Created by Lan, Timothy J, last modified on Nov 30, 2016

10/17/16: We received most of our parts for building our security system. We have began research on how we can implement our sensors directly on the Arduino to show a proof of concept. We changed our Arduino ultrasonic sensor to an infrared proximity sensor for ease of implementation and cost-efficiency. We faced challenges of getting pins and the necessary cable connector, as our schedule collided with available times that the supply shop was open.  We are investigating to see if we need an adapter board to make sure the pins can fit correctly into the Arduino.

10/24/16: We did some research online and found compatible example code for implementing a theoretical shadow, proximity, and thermal sensor. This was great news, as examples of these codes saves us time in learning how to implement these sensors. We modified the proximity and thermal sensor code to our needs. Next, we faced the challenge of making use of a three-cable connector, as regular available cables have four inputs, not three. We are confident that the pins from the supply shop will fit with our Sparkfun thermal sensor, but we have yet to test it. Next week, we plan to finish writing the code for our shadow sensor, and if possible, we plan to test the sensor to see if we correctly implemented the proof of concept of our security system. We also will see how we could introduce logic circuits.

10/31/16: We attempted to implement the proximity and thermal sensor. Along the way, we met obstacles in implementing these sensors. While we initially thought that our pins would not be able to fit through our holes of our thermal sensor (and thus we would be unable to solder it), the pins fit perfectly onto our breadboard. Another issue was the unavailability of comparators to implement in our logic circuit. The comparator would compare which volt was bigger, and produce a boolean 1 or 0. These comparisons would be able to see which sensor was on and produce the right expression.  One big obstacle was the issue of not having the correct 3-wire cable connector for our proximity sensor. Our TA Oscar graciously helped us physically utilize wires to connect this sensor to our breadboard. After debugging small issues such as wiring and code, we were able to use the proximity sensor. Finally, we were unable to start writing the code for our shadow sensor, so we will accomplish this task next week. We will also wait for the availability of comparators to test and use in our logic circuits for our theoretical security system. 

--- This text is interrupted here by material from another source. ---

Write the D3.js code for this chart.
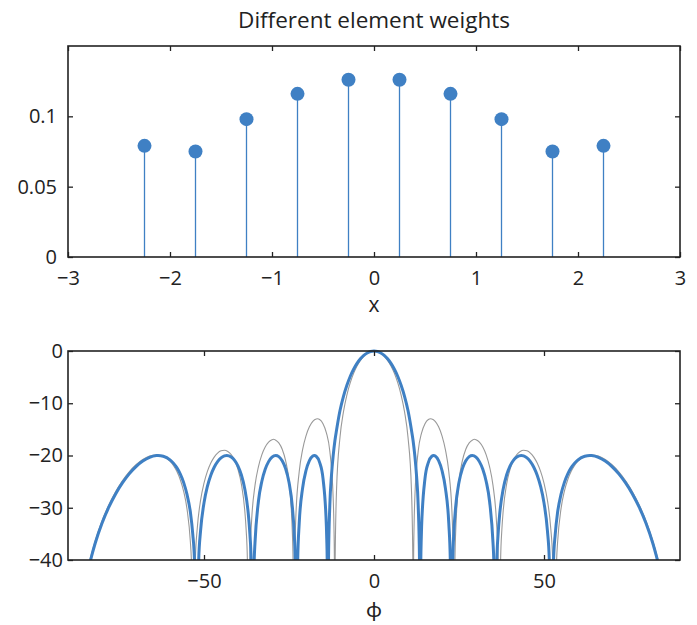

11/07/16: We were able to get our photocell to work with our shadow sensor. Unfortunately, we ran out of time to test to see if the shadow sensor could work with our code, so we will do this next week. Not all comparators came in for supply this week, but we were able to obtain one comparator and carefully study it. We will need three comparators to compare two sensors together. If it produces a boolean 1 (voltage is high), that will stand for an alarm. A boolean 0 (voltage low) will stand for no alarm needed. Most likely, we will implement it after our presentation. Thankfully, we were able to get our proximity sensor and our thermal sensor working, so that we are able to demonstrate the proof-of-concept for each product. ]We will once again hope for the availability of comparators so that we can implement them after the Thanksgiving break.

11/14/16: Tragic struck as our one available comparator stopped working, as it was most likely shorted. Fortunately, 3 replacement comparators were available, so we planned on implementing them. Besides that issue, our previous two sensors did not work with our code, so we were forced to start over. We got the thermal sensor ready for presentation, but for unknown reasons, it stopped working for that duration. We planned to fix these issues after break, with possible overtime needed to make sure a possible proof of concept would be finished by the due date.

11/28/16: We successfully implemented the shadow sensor and the thermal sensor together with no issues. We set our sights on understanding the differently-modeled comparators, and we plan on testing the proximity sensor, despite its drawback of not having a conventional cable connector. We planned on working in Friday's lab to fix these issues, and plan to debug and optimize our code.